Aim:
Print the lines starting at the line containing "Output the Python" and ending at the line containing "import numpy as np", exactly and in full, without the pictures.

----

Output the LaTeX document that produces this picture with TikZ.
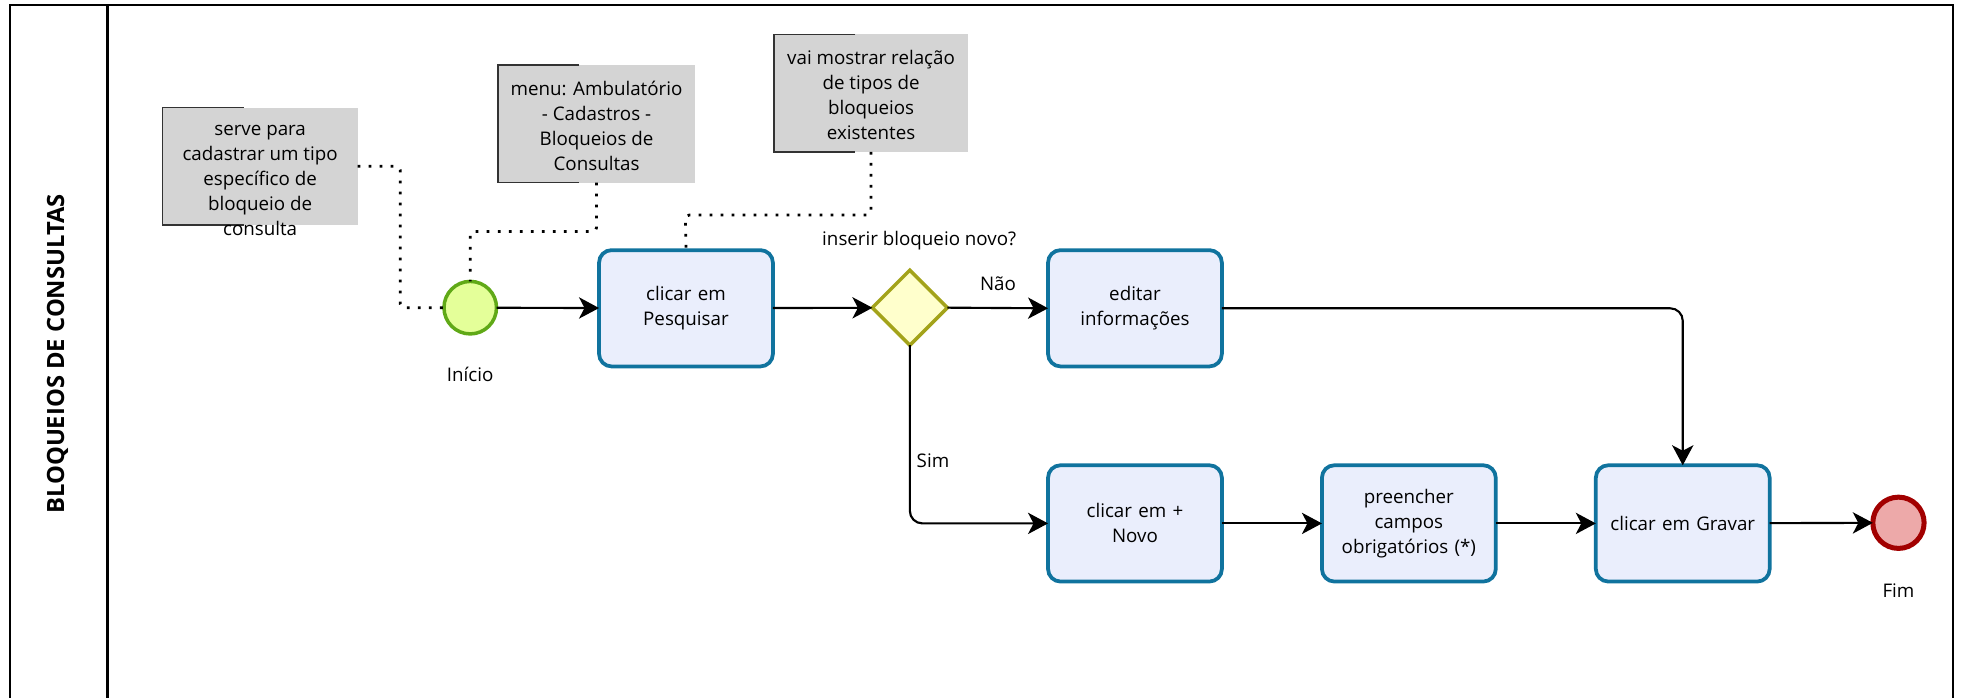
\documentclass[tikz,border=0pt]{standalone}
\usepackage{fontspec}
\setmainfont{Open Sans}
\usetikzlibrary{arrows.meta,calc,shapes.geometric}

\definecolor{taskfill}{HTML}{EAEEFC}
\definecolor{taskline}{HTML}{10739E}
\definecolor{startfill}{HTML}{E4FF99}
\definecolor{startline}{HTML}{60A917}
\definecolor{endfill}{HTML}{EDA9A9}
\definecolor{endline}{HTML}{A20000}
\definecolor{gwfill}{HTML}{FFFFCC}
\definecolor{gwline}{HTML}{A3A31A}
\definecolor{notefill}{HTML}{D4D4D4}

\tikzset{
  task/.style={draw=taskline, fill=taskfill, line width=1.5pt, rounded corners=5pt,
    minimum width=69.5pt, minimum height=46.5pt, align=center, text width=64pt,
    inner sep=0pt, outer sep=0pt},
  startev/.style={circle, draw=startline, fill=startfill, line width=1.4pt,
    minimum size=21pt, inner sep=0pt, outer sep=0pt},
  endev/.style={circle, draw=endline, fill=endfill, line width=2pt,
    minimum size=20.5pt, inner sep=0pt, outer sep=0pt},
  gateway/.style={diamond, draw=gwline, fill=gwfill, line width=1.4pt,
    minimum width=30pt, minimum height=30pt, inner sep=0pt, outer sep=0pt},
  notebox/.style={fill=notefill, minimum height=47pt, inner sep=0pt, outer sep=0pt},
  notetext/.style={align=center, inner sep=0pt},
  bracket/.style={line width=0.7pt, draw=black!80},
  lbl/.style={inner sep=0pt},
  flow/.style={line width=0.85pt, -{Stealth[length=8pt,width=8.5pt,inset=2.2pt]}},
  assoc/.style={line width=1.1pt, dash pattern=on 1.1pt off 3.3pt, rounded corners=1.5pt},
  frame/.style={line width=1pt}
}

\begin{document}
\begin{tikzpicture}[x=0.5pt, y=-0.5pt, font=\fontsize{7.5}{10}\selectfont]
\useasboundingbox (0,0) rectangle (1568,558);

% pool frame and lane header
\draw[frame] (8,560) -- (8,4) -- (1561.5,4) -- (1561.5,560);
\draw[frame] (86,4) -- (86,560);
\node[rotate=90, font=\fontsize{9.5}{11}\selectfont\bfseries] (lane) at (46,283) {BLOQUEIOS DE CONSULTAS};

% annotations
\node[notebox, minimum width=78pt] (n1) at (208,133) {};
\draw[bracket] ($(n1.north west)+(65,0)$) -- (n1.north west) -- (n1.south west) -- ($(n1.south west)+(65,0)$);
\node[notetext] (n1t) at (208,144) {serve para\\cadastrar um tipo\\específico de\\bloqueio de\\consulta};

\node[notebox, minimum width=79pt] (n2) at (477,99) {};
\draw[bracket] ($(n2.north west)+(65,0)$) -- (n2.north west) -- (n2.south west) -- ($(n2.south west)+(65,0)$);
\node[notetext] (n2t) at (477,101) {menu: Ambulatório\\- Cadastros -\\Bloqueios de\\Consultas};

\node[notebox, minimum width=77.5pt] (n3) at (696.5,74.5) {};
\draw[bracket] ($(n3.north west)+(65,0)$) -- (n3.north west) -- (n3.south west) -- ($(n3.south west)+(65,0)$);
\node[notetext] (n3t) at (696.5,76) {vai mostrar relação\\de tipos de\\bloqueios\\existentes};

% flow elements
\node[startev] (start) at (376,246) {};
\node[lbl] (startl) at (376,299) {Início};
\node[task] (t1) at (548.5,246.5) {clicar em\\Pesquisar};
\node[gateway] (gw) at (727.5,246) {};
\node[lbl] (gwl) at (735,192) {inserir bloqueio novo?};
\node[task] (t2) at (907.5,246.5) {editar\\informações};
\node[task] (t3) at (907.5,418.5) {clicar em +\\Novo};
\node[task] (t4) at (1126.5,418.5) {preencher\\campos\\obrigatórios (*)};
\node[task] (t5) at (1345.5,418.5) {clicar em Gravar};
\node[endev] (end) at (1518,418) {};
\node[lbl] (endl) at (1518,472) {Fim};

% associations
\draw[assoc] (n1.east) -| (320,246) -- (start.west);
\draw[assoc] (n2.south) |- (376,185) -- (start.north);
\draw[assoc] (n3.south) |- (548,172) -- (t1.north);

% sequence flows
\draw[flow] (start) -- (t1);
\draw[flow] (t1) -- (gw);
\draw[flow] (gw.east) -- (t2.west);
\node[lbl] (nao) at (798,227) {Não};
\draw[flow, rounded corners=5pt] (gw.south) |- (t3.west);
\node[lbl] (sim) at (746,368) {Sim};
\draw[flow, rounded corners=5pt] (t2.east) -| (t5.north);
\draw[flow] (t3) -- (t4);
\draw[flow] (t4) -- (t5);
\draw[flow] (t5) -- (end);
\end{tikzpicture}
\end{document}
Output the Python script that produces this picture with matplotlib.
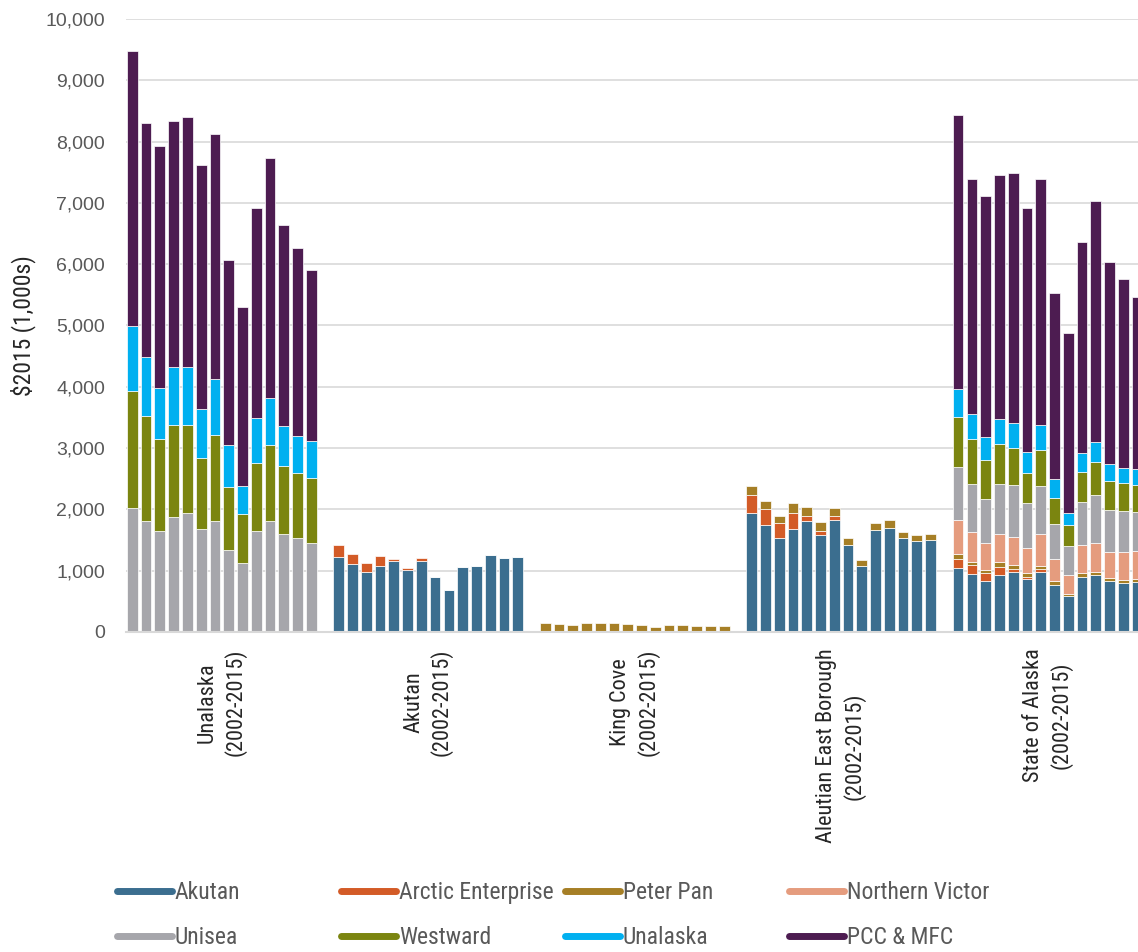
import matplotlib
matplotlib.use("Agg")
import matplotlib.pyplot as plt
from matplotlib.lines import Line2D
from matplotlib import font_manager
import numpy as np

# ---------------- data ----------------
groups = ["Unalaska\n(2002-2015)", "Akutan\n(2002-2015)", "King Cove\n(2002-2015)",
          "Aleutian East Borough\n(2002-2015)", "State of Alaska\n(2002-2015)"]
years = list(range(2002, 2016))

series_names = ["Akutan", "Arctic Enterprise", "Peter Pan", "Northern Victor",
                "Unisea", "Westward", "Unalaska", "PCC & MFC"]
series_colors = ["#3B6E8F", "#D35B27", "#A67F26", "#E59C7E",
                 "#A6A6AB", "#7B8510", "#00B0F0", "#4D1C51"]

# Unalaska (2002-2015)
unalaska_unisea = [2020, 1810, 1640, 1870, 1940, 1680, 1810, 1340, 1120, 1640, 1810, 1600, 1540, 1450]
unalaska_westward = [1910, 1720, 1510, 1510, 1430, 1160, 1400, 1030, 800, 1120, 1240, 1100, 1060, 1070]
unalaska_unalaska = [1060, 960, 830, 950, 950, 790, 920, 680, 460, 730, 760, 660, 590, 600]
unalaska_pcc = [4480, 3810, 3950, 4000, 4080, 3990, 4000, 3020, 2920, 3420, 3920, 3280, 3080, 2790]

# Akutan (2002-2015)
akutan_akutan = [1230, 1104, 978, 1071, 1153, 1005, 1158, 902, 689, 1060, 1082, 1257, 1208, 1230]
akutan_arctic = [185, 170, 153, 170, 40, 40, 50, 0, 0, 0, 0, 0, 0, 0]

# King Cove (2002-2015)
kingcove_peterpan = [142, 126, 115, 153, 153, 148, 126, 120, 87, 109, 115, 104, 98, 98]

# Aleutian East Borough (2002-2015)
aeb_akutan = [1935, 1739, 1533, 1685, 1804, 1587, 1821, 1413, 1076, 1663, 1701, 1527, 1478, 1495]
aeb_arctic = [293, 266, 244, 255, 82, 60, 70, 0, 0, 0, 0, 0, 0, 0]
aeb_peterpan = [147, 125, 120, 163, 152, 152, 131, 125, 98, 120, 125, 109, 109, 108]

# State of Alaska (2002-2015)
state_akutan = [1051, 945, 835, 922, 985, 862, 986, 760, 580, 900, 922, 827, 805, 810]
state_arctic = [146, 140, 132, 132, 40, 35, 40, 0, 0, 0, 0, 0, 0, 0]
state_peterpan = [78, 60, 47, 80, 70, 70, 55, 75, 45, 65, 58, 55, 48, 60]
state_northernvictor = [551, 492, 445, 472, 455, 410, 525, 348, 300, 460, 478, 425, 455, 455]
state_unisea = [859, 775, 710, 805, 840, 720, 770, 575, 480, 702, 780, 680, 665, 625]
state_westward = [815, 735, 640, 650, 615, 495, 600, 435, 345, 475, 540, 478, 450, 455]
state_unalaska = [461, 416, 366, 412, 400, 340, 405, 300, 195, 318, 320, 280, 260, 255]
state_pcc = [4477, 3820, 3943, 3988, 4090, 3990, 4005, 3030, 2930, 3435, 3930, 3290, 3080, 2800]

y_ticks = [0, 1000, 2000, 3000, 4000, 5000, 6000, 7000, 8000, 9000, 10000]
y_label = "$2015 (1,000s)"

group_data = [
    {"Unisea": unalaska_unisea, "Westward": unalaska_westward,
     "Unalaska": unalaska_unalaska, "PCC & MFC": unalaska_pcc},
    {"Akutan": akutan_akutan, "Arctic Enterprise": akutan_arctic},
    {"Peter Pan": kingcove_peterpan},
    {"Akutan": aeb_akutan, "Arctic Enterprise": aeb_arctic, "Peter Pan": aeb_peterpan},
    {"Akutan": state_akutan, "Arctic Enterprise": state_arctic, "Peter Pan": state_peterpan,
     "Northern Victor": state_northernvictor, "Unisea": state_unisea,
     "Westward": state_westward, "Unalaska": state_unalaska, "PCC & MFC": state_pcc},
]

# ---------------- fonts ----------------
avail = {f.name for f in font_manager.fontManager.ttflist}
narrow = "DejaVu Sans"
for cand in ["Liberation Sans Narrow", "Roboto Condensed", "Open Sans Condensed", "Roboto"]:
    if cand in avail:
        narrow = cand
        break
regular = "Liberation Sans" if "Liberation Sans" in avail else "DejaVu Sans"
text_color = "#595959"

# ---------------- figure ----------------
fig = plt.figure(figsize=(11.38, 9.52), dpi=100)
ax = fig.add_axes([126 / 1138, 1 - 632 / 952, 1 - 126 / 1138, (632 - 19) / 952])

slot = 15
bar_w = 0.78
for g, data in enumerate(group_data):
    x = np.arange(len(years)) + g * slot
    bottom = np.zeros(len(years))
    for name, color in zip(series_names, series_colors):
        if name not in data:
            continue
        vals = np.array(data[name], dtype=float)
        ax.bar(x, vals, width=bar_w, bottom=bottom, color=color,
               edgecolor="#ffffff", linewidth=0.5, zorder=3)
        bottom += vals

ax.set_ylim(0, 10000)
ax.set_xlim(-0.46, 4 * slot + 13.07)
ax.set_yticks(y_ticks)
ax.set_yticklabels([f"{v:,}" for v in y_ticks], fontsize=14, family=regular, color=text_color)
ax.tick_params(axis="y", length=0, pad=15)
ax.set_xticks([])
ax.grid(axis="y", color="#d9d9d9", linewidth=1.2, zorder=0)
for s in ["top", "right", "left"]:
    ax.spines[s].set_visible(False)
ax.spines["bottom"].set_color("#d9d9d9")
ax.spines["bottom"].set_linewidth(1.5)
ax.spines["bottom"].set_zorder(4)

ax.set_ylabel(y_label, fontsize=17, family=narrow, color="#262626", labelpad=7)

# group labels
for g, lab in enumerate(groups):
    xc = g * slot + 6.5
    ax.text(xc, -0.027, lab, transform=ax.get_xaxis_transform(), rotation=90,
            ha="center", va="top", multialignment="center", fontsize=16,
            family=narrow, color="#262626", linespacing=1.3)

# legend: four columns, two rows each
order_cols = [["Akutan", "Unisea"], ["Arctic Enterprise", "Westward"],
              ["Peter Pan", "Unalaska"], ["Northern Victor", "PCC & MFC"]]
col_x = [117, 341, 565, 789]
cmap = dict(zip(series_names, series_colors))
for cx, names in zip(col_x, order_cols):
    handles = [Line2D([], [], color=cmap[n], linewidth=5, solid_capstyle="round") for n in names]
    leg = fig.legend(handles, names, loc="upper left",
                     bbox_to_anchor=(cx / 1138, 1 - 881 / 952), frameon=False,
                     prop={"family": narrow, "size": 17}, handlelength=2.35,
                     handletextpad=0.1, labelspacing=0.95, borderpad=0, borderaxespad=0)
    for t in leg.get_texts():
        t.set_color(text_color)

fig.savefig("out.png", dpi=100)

----

Answer:
Output the Python script that produces this picture with matplotlib.
import matplotlib
matplotlib.use("Agg")
import matplotlib.pyplot as plt
from matplotlib.lines import Line2D
from matplotlib import font_manager
import numpy as np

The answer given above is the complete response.